Reason is that because of the extra resistance there's less total
power dissipated in the system, and of that lower power
proportionally less of it is dissipated in the resistor.
Your radiator fan is rated 450 watts at (probably) 13.2 V, giving it
a draw of 34 A and an effective resistance of
P = I^2R
--> R = P / I^2
= 450 W / 34 A ^2
= ~400 milliohm (its actual resistance is much less but when the
motor is spinning it generates a back voltage that simulates
resistance for our purposes).
So to slow it down you stick let's say one ohm in series with
it.
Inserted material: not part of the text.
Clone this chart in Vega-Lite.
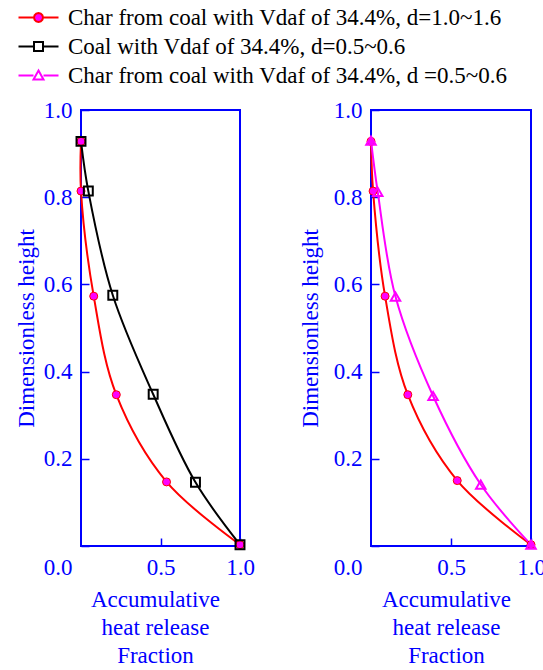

And we'll also stick in a disclaimer: when the motor changes
speed the back voltage is going to change and its effective
resistance will, too. But we're going to pretend that the motor has
a fixed characteristic because dealing with that theoretically would
go beyond my ability without helping the example.
Ok, we now have 1.4 ohms in the circuit and the 13.2 volts is
distributed across it proportionally, so the motor sees 4/14 of the
voltage or 3.8 V and the resistor sees 10/14 or 9.4 V.
Total power in the circuit has gone down to
P = E^2 / R
= 13.2^2 V / 1.4 R
= ~124 watts
and of that the resistor is dissipating
P = E^2 / R
= 9.4^2 V / 1.0 R
= ~88 watts with the balance in the fan.
Now throw in a bad connection that adds a tenth of an ohm. Total
power is now down to
P = E^2 / R
= 13.2^2 V / 1.5 R
= ~116 watts.
The bad connection is seeing 1/15 the total voltage or 880 mV and is
dissipating
P = E^2 / R
= .880^2 V / 0.1 R
= 7.75 watts, so it's acting like a night-light bulb or about half a
small soldering iron. It's maybe in trouble.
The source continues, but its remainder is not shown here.